==== DATA SEGMENT
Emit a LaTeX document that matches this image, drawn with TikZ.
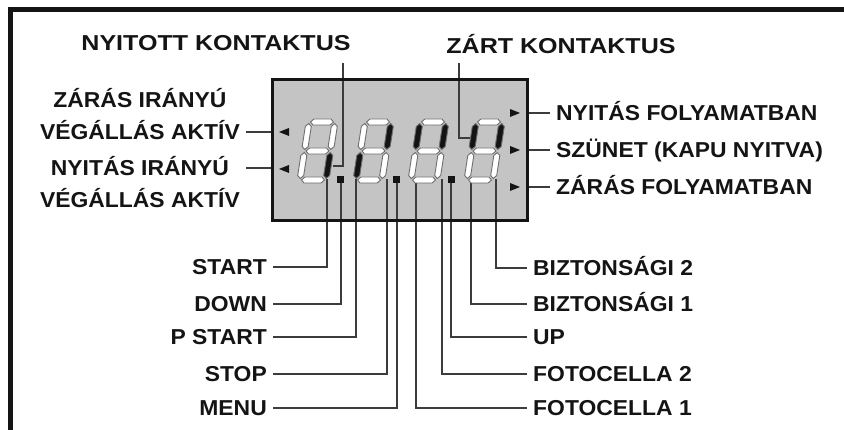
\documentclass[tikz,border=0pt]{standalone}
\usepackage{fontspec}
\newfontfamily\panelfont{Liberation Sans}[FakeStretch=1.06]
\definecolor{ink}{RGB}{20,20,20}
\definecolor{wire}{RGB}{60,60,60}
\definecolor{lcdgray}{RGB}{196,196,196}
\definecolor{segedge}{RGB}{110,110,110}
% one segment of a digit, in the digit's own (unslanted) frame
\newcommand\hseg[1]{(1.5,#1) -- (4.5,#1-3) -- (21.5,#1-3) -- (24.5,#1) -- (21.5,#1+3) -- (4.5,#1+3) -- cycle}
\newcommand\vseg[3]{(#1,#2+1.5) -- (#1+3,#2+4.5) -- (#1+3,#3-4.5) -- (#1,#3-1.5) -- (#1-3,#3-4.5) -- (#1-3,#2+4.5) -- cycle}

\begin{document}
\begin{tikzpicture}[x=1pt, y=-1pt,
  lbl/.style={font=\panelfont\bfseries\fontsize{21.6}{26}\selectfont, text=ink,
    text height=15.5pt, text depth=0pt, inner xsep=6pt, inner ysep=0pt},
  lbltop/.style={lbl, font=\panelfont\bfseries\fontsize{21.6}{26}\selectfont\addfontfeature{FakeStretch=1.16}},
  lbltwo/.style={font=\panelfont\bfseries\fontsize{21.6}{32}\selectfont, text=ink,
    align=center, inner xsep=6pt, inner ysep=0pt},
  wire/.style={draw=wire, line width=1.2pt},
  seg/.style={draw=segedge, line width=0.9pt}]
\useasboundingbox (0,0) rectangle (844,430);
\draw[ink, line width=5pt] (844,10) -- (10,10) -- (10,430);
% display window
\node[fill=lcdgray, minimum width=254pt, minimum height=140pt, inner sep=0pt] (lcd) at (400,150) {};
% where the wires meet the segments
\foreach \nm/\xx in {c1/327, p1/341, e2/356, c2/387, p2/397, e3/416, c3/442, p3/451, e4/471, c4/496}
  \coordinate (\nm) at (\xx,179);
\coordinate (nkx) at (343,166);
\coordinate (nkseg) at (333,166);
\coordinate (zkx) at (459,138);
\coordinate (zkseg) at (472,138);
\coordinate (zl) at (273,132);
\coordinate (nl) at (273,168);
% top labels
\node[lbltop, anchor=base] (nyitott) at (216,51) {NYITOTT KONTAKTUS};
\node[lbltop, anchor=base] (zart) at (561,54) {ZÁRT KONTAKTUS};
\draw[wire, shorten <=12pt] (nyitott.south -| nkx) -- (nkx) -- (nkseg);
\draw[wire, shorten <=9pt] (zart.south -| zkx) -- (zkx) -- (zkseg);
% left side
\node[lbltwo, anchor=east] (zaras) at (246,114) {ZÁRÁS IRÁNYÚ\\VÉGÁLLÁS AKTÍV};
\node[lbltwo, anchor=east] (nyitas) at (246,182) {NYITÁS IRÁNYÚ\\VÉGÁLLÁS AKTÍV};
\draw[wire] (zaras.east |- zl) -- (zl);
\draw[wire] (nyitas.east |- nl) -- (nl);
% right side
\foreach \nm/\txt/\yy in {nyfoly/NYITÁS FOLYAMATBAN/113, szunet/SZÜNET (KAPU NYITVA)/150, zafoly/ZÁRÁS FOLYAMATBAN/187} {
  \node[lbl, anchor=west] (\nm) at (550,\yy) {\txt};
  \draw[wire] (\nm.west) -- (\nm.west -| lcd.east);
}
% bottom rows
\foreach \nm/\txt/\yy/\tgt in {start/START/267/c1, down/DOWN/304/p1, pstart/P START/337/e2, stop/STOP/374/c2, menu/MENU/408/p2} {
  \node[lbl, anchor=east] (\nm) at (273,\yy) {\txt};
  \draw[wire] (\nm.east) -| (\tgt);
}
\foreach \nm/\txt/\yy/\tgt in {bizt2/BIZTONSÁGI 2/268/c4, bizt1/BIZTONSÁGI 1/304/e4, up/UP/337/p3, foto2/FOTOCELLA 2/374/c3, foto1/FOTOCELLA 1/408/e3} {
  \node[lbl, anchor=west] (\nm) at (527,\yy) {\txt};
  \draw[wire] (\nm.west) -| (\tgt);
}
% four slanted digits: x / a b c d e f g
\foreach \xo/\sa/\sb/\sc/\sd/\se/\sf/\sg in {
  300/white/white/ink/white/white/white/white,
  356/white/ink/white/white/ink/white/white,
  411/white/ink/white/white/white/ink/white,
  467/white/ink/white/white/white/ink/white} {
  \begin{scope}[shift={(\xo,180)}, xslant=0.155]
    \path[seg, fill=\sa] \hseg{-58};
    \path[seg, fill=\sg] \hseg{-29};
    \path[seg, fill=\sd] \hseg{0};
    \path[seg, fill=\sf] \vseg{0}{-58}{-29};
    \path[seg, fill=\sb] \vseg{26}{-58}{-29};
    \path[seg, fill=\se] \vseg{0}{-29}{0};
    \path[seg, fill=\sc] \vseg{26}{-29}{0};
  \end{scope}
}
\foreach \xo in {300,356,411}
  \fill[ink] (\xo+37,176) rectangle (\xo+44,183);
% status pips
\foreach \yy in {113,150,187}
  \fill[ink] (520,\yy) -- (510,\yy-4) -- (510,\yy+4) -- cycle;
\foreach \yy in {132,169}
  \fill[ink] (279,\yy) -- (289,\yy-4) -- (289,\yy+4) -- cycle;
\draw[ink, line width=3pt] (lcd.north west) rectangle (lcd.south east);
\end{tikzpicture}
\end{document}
========
STATED PROBLEM - The listing above must be printed again exactly, minus its pictures.

RESULT OF THE TASK -
Emit a LaTeX document that matches this image, drawn with TikZ.
\documentclass[tikz,border=0pt]{standalone}
\usepackage{fontspec}
\newfontfamily\panelfont{Liberation Sans}[FakeStretch=1.06]
\definecolor{ink}{RGB}{20,20,20}
\definecolor{wire}{RGB}{60,60,60}
\definecolor{lcdgray}{RGB}{196,196,196}
\definecolor{segedge}{RGB}{110,110,110}
% one segment of a digit, in the digit's own (unslanted) frame
\newcommand\hseg[1]{(1.5,#1) -- (4.5,#1-3) -- (21.5,#1-3) -- (24.5,#1) -- (21.5,#1+3) -- (4.5,#1+3) -- cycle}
\newcommand\vseg[3]{(#1,#2+1.5) -- (#1+3,#2+4.5) -- (#1+3,#3-4.5) -- (#1,#3-1.5) -- (#1-3,#3-4.5) -- (#1-3,#2+4.5) -- cycle}

\begin{document}
\begin{tikzpicture}[x=1pt, y=-1pt,
  lbl/.style={font=\panelfont\bfseries\fontsize{21.6}{26}\selectfont, text=ink,
    text height=15.5pt, text depth=0pt, inner xsep=6pt, inner ysep=0pt},
  lbltop/.style={lbl, font=\panelfont\bfseries\fontsize{21.6}{26}\selectfont\addfontfeature{FakeStretch=1.16}},
  lbltwo/.style={font=\panelfont\bfseries\fontsize{21.6}{32}\selectfont, text=ink,
    align=center, inner xsep=6pt, inner ysep=0pt},
  wire/.style={draw=wire, line width=1.2pt},
  seg/.style={draw=segedge, line width=0.9pt}]
\useasboundingbox (0,0) rectangle (844,430);
\draw[ink, line width=5pt] (844,10) -- (10,10) -- (10,430);
% display window
\node[fill=lcdgray, minimum width=254pt, minimum height=140pt, inner sep=0pt] (lcd) at (400,150) {};
% where the wires meet the segments
\foreach \nm/\xx in {c1/327, p1/341, e2/356, c2/387, p2/397, e3/416, c3/442, p3/451, e4/471, c4/496}
  \coordinate (\nm) at (\xx,179);
\coordinate (nkx) at (343,166);
\coordinate (nkseg) at (333,166);
\coordinate (zkx) at (459,138);
\coordinate (zkseg) at (472,138);
\coordinate (zl) at (273,132);
\coordinate (nl) at (273,168);
% top labels
\node[lbltop, anchor=base] (nyitott) at (216,51) {NYITOTT KONTAKTUS};
\node[lbltop, anchor=base] (zart) at (561,54) {ZÁRT KONTAKTUS};
\draw[wire, shorten <=12pt] (nyitott.south -| nkx) -- (nkx) -- (nkseg);
\draw[wire, shorten <=9pt] (zart.south -| zkx) -- (zkx) -- (zkseg);
% left side
\node[lbltwo, anchor=east] (zaras) at (246,114) {ZÁRÁS IRÁNYÚ\\VÉGÁLLÁS AKTÍV};
\node[lbltwo, anchor=east] (nyitas) at (246,182) {NYITÁS IRÁNYÚ\\VÉGÁLLÁS AKTÍV};
\draw[wire] (zaras.east |- zl) -- (zl);
\draw[wire] (nyitas.east |- nl) -- (nl);
% right side
\foreach \nm/\txt/\yy in {nyfoly/NYITÁS FOLYAMATBAN/113, szunet/SZÜNET (KAPU NYITVA)/150, zafoly/ZÁRÁS FOLYAMATBAN/187} {
  \node[lbl, anchor=west] (\nm) at (550,\yy) {\txt};
  \draw[wire] (\nm.west) -- (\nm.west -| lcd.east);
}
% bottom rows
\foreach \nm/\txt/\yy/\tgt in {start/START/267/c1, down/DOWN/304/p1, pstart/P START/337/e2, stop/STOP/374/c2, menu/MENU/408/p2} {
  \node[lbl, anchor=east] (\nm) at (273,\yy) {\txt};
  \draw[wire] (\nm.east) -| (\tgt);
}
\foreach \nm/\txt/\yy/\tgt in {bizt2/BIZTONSÁGI 2/268/c4, bizt1/BIZTONSÁGI 1/304/e4, up/UP/337/p3, foto2/FOTOCELLA 2/374/c3, foto1/FOTOCELLA 1/408/e3} {
  \node[lbl, anchor=west] (\nm) at (527,\yy) {\txt};
  \draw[wire] (\nm.west) -| (\tgt);
}
% four slanted digits: x / a b c d e f g
\foreach \xo/\sa/\sb/\sc/\sd/\se/\sf/\sg in {
  300/white/white/ink/white/white/white/white,
  356/white/ink/white/white/ink/white/white,
  411/white/ink/white/white/white/ink/white,
  467/white/ink/white/white/white/ink/white} {
  \begin{scope}[shift={(\xo,180)}, xslant=0.155]
    \path[seg, fill=\sa] \hseg{-58};
    \path[seg, fill=\sg] \hseg{-29};
    \path[seg, fill=\sd] \hseg{0};
    \path[seg, fill=\sf] \vseg{0}{-58}{-29};
    \path[seg, fill=\sb] \vseg{26}{-58}{-29};
    \path[seg, fill=\se] \vseg{0}{-29}{0};
    \path[seg, fill=\sc] \vseg{26}{-29}{0};
  \end{scope}
}
\foreach \xo in {300,356,411}
  \fill[ink] (\xo+37,176) rectangle (\xo+44,183);
% status pips
\foreach \yy in {113,150,187}
  \fill[ink] (520,\yy) -- (510,\yy-4) -- (510,\yy+4) -- cycle;
\foreach \yy in {132,169}
  \fill[ink] (279,\yy) -- (289,\yy-4) -- (289,\yy+4) -- cycle;
\draw[ink, line width=3pt] (lcd.north west) rectangle (lcd.south east);
\end{tikzpicture}
\end{document}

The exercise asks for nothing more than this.